- **Short exercise**
All of the material should be reproduced exactly, with pictures left out.

- **Information provided**
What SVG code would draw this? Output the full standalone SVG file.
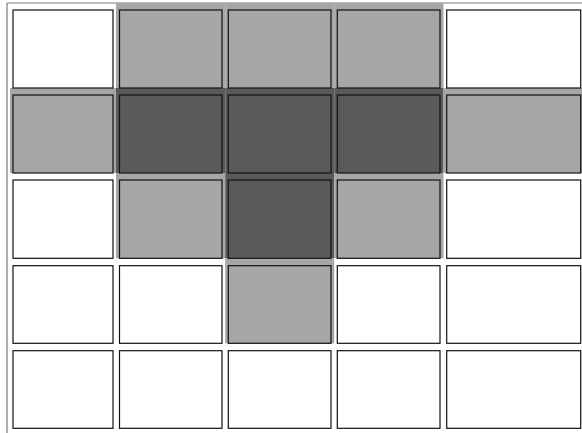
<svg xmlns="http://www.w3.org/2000/svg" width="582" height="433" viewBox="0 0 582 433">
<style>
.cell{stroke:#111;stroke-width:1.2;fill:#fff}
.l{fill:#a6a6a6}
.d{fill:#5a5a5a}
.bgl{fill:#a6a6a6}
.bgd{fill:#5a5a5a}
.frame{stroke:#7a7a7a;stroke-width:1.2;fill:none}
</style>
<rect width="582" height="433" fill="#fff"/>
<g id="frame">
<line class="frame" x1="7" y1="3" x2="582" y2="3"/>
<line class="frame" x1="7" y1="3" x2="7" y2="433"/>
</g>
<g id="highlights">
<rect class="bgl" x="116" y="3" width="109.2" height="85"/>
<rect class="bgl" x="225.2" y="3" width="109" height="85"/>
<rect class="bgl" x="334.2" y="3" width="109.3" height="85"/>
<rect class="bgl" x="10" y="88" width="106" height="85"/>
<rect class="bgd" x="116" y="88" width="109.2" height="85"/>
<rect class="bgd" x="225.2" y="88" width="109" height="85"/>
<rect class="bgd" x="334.2" y="88" width="109.3" height="85"/>
<rect class="bgl" x="443.5" y="88" width="138.5" height="85"/>
<rect class="bgl" x="116" y="173" width="109.2" height="85.3"/>
<rect class="bgd" x="225.2" y="173" width="109" height="85.3"/>
<rect class="bgl" x="334.2" y="173" width="109.3" height="85.3"/>
<rect class="bgl" x="225.2" y="258.3" width="109" height="85"/>
</g>
<g id="r1c1"><rect class="cell" x="13" y="10" width="100" height="78"/></g>
<g id="r1c2"><rect class="cell l" x="119.5" y="10" width="102.5" height="78"/></g>
<g id="r1c3"><rect class="cell l" x="228.3" y="10" width="102.7" height="78"/></g>
<g id="r1c4"><rect class="cell l" x="337.3" y="10" width="102.7" height="78"/></g>
<g id="r1c5"><rect class="cell" x="446.7" y="10" width="134" height="78"/></g>
<g id="r2c1"><rect class="cell l" x="13" y="95" width="100" height="78"/></g>
<g id="r2c2"><rect class="cell d" x="119.5" y="95" width="102.5" height="78"/></g>
<g id="r2c3"><rect class="cell d" x="228.3" y="95" width="102.7" height="78"/></g>
<g id="r2c4"><rect class="cell d" x="337.3" y="95" width="102.7" height="78"/></g>
<g id="r2c5"><rect class="cell l" x="446.7" y="95" width="134" height="78"/></g>
<g id="r3c1"><rect class="cell" x="13" y="180" width="100" height="78.3"/></g>
<g id="r3c2"><rect class="cell l" x="119.5" y="180" width="102.5" height="78.3"/></g>
<g id="r3c3"><rect class="cell d" x="228.3" y="180" width="102.7" height="78.3"/></g>
<g id="r3c4"><rect class="cell l" x="337.3" y="180" width="102.7" height="78.3"/></g>
<g id="r3c5"><rect class="cell" x="446.7" y="180" width="134" height="78.3"/></g>
<g id="r4c1"><rect class="cell" x="13" y="265.7" width="100" height="77.6"/></g>
<g id="r4c2"><rect class="cell" x="119.5" y="265.7" width="102.5" height="77.6"/></g>
<g id="r4c3"><rect class="cell l" x="228.3" y="265.7" width="102.7" height="77.6"/></g>
<g id="r4c4"><rect class="cell" x="337.3" y="265.7" width="102.7" height="77.6"/></g>
<g id="r4c5"><rect class="cell" x="446.7" y="265.7" width="134" height="77.6"/></g>
<g id="r5c1"><rect class="cell" x="13" y="350.7" width="100" height="77.6"/></g>
<g id="r5c2"><rect class="cell" x="119.5" y="350.7" width="102.5" height="77.6"/></g>
<g id="r5c3"><rect class="cell" x="228.3" y="350.7" width="102.7" height="77.6"/></g>
<g id="r5c4"><rect class="cell" x="337.3" y="350.7" width="102.7" height="77.6"/></g>
<g id="r5c5"><rect class="cell" x="446.7" y="350.7" width="134" height="77.6"/></g>
<g id="connectors"></g>
</svg>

- **Correct output**
What SVG code would draw this? Output the full standalone SVG file.
<svg xmlns="http://www.w3.org/2000/svg" width="582" height="433" viewBox="0 0 582 433">
<style>
.cell{stroke:#111;stroke-width:1.2;fill:#fff}
.l{fill:#a6a6a6}
.d{fill:#5a5a5a}
.bgl{fill:#a6a6a6}
.bgd{fill:#5a5a5a}
.frame{stroke:#7a7a7a;stroke-width:1.2;fill:none}
</style>
<rect width="582" height="433" fill="#fff"/>
<g id="frame">
<line class="frame" x1="7" y1="3" x2="582" y2="3"/>
<line class="frame" x1="7" y1="3" x2="7" y2="433"/>
</g>
<g id="highlights">
<rect class="bgl" x="116" y="3" width="109.2" height="85"/>
<rect class="bgl" x="225.2" y="3" width="109" height="85"/>
<rect class="bgl" x="334.2" y="3" width="109.3" height="85"/>
<rect class="bgl" x="10" y="88" width="106" height="85"/>
<rect class="bgd" x="116" y="88" width="109.2" height="85"/>
<rect class="bgd" x="225.2" y="88" width="109" height="85"/>
<rect class="bgd" x="334.2" y="88" width="109.3" height="85"/>
<rect class="bgl" x="443.5" y="88" width="138.5" height="85"/>
<rect class="bgl" x="116" y="173" width="109.2" height="85.3"/>
<rect class="bgd" x="225.2" y="173" width="109" height="85.3"/>
<rect class="bgl" x="334.2" y="173" width="109.3" height="85.3"/>
<rect class="bgl" x="225.2" y="258.3" width="109" height="85"/>
</g>
<g id="r1c1"><rect class="cell" x="13" y="10" width="100" height="78"/></g>
<g id="r1c2"><rect class="cell l" x="119.5" y="10" width="102.5" height="78"/></g>
<g id="r1c3"><rect class="cell l" x="228.3" y="10" width="102.7" height="78"/></g>
<g id="r1c4"><rect class="cell l" x="337.3" y="10" width="102.7" height="78"/></g>
<g id="r1c5"><rect class="cell" x="446.7" y="10" width="134" height="78"/></g>
<g id="r2c1"><rect class="cell l" x="13" y="95" width="100" height="78"/></g>
<g id="r2c2"><rect class="cell d" x="119.5" y="95" width="102.5" height="78"/></g>
<g id="r2c3"><rect class="cell d" x="228.3" y="95" width="102.7" height="78"/></g>
<g id="r2c4"><rect class="cell d" x="337.3" y="95" width="102.7" height="78"/></g>
<g id="r2c5"><rect class="cell l" x="446.7" y="95" width="134" height="78"/></g>
<g id="r3c1"><rect class="cell" x="13" y="180" width="100" height="78.3"/></g>
<g id="r3c2"><rect class="cell l" x="119.5" y="180" width="102.5" height="78.3"/></g>
<g id="r3c3"><rect class="cell d" x="228.3" y="180" width="102.7" height="78.3"/></g>
<g id="r3c4"><rect class="cell l" x="337.3" y="180" width="102.7" height="78.3"/></g>
<g id="r3c5"><rect class="cell" x="446.7" y="180" width="134" height="78.3"/></g>
<g id="r4c1"><rect class="cell" x="13" y="265.7" width="100" height="77.6"/></g>
<g id="r4c2"><rect class="cell" x="119.5" y="265.7" width="102.5" height="77.6"/></g>
<g id="r4c3"><rect class="cell l" x="228.3" y="265.7" width="102.7" height="77.6"/></g>
<g id="r4c4"><rect class="cell" x="337.3" y="265.7" width="102.7" height="77.6"/></g>
<g id="r4c5"><rect class="cell" x="446.7" y="265.7" width="134" height="77.6"/></g>
<g id="r5c1"><rect class="cell" x="13" y="350.7" width="100" height="77.6"/></g>
<g id="r5c2"><rect class="cell" x="119.5" y="350.7" width="102.5" height="77.6"/></g>
<g id="r5c3"><rect class="cell" x="228.3" y="350.7" width="102.7" height="77.6"/></g>
<g id="r5c4"><rect class="cell" x="337.3" y="350.7" width="102.7" height="77.6"/></g>
<g id="r5c5"><rect class="cell" x="446.7" y="350.7" width="134" height="77.6"/></g>
<g id="connectors"></g>
</svg>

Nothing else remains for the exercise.